* **Work to complete**
Print all of the entries exactly, minus the pictures.
· · · ·
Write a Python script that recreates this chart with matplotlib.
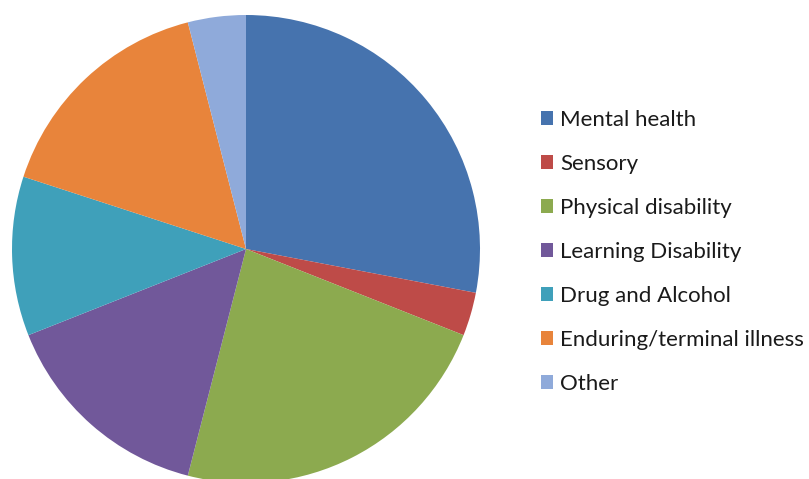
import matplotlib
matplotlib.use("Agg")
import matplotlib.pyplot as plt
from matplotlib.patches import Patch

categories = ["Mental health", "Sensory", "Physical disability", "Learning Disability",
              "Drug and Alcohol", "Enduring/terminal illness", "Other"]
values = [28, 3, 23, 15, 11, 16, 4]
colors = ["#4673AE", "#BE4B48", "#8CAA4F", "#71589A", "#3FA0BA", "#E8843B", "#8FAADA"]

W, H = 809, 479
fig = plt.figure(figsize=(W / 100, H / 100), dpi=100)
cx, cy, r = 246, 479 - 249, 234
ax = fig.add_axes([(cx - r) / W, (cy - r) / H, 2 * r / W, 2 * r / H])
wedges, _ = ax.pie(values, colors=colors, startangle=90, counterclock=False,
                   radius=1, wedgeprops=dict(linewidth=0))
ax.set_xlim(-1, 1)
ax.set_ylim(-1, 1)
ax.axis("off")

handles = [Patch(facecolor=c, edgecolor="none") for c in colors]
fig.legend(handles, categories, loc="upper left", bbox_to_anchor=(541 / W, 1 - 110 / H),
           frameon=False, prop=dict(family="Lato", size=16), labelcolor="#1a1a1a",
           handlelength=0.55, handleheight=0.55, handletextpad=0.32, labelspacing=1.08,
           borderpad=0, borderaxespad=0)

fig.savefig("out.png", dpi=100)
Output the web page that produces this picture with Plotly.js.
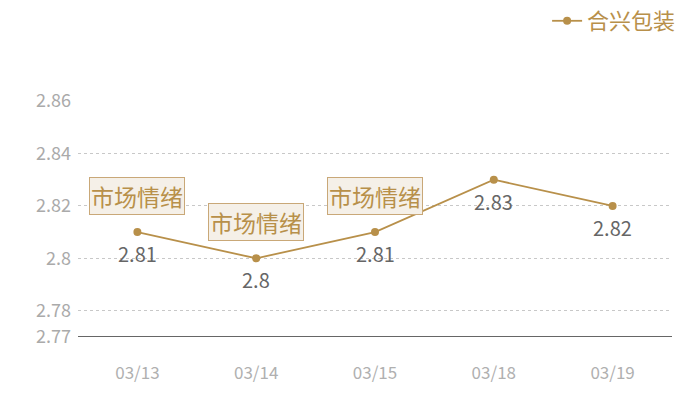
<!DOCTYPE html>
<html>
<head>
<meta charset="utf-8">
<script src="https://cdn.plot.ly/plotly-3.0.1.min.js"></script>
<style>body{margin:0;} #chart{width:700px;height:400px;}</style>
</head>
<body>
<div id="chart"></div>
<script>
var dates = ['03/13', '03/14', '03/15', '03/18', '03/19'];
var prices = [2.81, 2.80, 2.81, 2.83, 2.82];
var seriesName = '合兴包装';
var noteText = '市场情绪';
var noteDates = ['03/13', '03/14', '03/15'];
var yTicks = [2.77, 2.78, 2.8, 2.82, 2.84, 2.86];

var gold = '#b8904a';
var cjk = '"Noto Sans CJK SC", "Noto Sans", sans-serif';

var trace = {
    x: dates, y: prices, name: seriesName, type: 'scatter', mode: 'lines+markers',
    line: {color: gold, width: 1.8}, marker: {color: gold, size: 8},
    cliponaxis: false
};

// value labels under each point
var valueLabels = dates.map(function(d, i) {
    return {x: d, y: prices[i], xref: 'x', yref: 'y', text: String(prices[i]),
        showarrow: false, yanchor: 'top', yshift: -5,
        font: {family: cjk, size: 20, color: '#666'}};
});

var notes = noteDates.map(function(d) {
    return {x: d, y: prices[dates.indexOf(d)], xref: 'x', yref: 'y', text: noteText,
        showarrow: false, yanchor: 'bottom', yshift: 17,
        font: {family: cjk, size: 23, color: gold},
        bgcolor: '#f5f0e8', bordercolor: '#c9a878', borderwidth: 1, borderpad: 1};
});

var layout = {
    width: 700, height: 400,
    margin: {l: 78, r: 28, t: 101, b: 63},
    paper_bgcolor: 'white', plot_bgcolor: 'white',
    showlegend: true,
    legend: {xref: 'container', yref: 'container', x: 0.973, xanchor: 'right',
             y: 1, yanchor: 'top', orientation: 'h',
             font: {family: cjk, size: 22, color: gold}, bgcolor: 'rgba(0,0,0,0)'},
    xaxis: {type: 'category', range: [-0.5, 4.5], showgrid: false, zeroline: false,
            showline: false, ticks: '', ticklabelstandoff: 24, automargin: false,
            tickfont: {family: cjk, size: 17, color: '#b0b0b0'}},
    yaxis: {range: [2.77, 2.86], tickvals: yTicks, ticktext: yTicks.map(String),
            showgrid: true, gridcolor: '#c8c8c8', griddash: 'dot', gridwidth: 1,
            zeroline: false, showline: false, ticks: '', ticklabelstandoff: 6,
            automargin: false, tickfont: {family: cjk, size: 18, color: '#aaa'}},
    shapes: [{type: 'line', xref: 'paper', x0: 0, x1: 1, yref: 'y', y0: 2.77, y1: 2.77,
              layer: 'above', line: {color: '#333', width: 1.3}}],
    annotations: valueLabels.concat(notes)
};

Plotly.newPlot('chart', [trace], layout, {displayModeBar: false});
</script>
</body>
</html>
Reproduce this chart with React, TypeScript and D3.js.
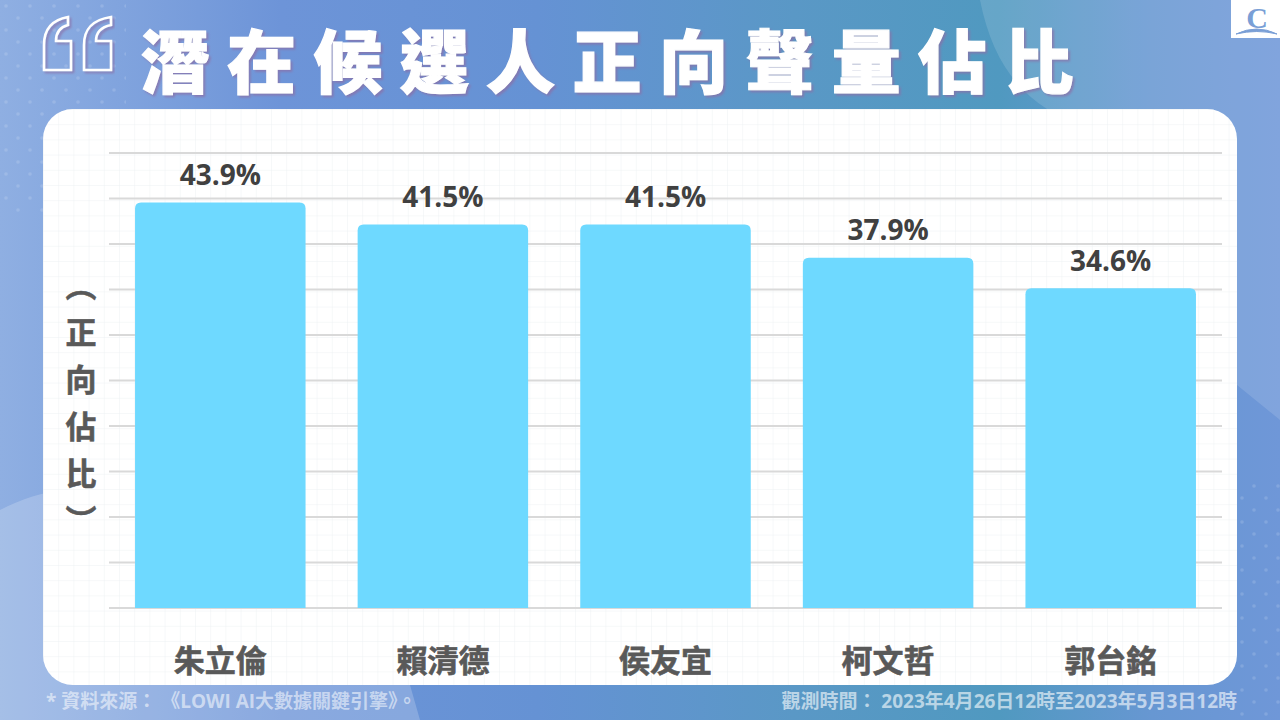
· · · ·
* **Solution to the exercise**
Write a Python script that recreates this chart with matplotlib.
import matplotlib
matplotlib.use("Agg")
import matplotlib.pyplot as plt
from matplotlib.patches import Patch

categories = ["Mental health", "Sensory", "Physical disability", "Learning Disability",
              "Drug and Alcohol", "Enduring/terminal illness", "Other"]
values = [28, 3, 23, 15, 11, 16, 4]
colors = ["#4673AE", "#BE4B48", "#8CAA4F", "#71589A", "#3FA0BA", "#E8843B", "#8FAADA"]

W, H = 809, 479
fig = plt.figure(figsize=(W / 100, H / 100), dpi=100)
cx, cy, r = 246, 479 - 249, 234
ax = fig.add_axes([(cx - r) / W, (cy - r) / H, 2 * r / W, 2 * r / H])
wedges, _ = ax.pie(values, colors=colors, startangle=90, counterclock=False,
                   radius=1, wedgeprops=dict(linewidth=0))
ax.set_xlim(-1, 1)
ax.set_ylim(-1, 1)
ax.axis("off")

handles = [Patch(facecolor=c, edgecolor="none") for c in colors]
fig.legend(handles, categories, loc="upper left", bbox_to_anchor=(541 / W, 1 - 110 / H),
           frameon=False, prop=dict(family="Lato", size=16), labelcolor="#1a1a1a",
           handlelength=0.55, handleheight=0.55, handletextpad=0.32, labelspacing=1.08,
           borderpad=0, borderaxespad=0)

fig.savefig("out.png", dpi=100)
Output the web page that produces this picture with Plotly.js.
<!DOCTYPE html>
<html>
<head>
<meta charset="utf-8">
<script src="https://cdn.plot.ly/plotly-3.0.1.min.js"></script>
<style>body{margin:0;} #chart{width:700px;height:400px;}</style>
</head>
<body>
<div id="chart"></div>
<script>
var dates = ['03/13', '03/14', '03/15', '03/18', '03/19'];
var prices = [2.81, 2.80, 2.81, 2.83, 2.82];
var seriesName = '合兴包装';
var noteText = '市场情绪';
var noteDates = ['03/13', '03/14', '03/15'];
var yTicks = [2.77, 2.78, 2.8, 2.82, 2.84, 2.86];

var gold = '#b8904a';
var cjk = '"Noto Sans CJK SC", "Noto Sans", sans-serif';

var trace = {
    x: dates, y: prices, name: seriesName, type: 'scatter', mode: 'lines+markers',
    line: {color: gold, width: 1.8}, marker: {color: gold, size: 8},
    cliponaxis: false
};

// value labels under each point
var valueLabels = dates.map(function(d, i) {
    return {x: d, y: prices[i], xref: 'x', yref: 'y', text: String(prices[i]),
        showarrow: false, yanchor: 'top', yshift: -5,
        font: {family: cjk, size: 20, color: '#666'}};
});

var notes = noteDates.map(function(d) {
    return {x: d, y: prices[dates.indexOf(d)], xref: 'x', yref: 'y', text: noteText,
        showarrow: false, yanchor: 'bottom', yshift: 17,
        font: {family: cjk, size: 23, color: gold},
        bgcolor: '#f5f0e8', bordercolor: '#c9a878', borderwidth: 1, borderpad: 1};
});

var layout = {
    width: 700, height: 400,
    margin: {l: 78, r: 28, t: 101, b: 63},
    paper_bgcolor: 'white', plot_bgcolor: 'white',
    showlegend: true,
    legend: {xref: 'container', yref: 'container', x: 0.973, xanchor: 'right',
             y: 1, yanchor: 'top', orientation: 'h',
             font: {family: cjk, size: 22, color: gold}, bgcolor: 'rgba(0,0,0,0)'},
    xaxis: {type: 'category', range: [-0.5, 4.5], showgrid: false, zeroline: false,
            showline: false, ticks: '', ticklabelstandoff: 24, automargin: false,
            tickfont: {family: cjk, size: 17, color: '#b0b0b0'}},
    yaxis: {range: [2.77, 2.86], tickvals: yTicks, ticktext: yTicks.map(String),
            showgrid: true, gridcolor: '#c8c8c8', griddash: 'dot', gridwidth: 1,
            zeroline: false, showline: false, ticks: '', ticklabelstandoff: 6,
            automargin: false, tickfont: {family: cjk, size: 18, color: '#aaa'}},
    shapes: [{type: 'line', xref: 'paper', x0: 0, x1: 1, yref: 'y', y0: 2.77, y1: 2.77,
              layer: 'above', line: {color: '#333', width: 1.3}}],
    annotations: valueLabels.concat(notes)
};

Plotly.newPlot('chart', [trace], layout, {displayModeBar: false});
</script>
</body>
</html>
Reproduce this chart with React, TypeScript and D3.js.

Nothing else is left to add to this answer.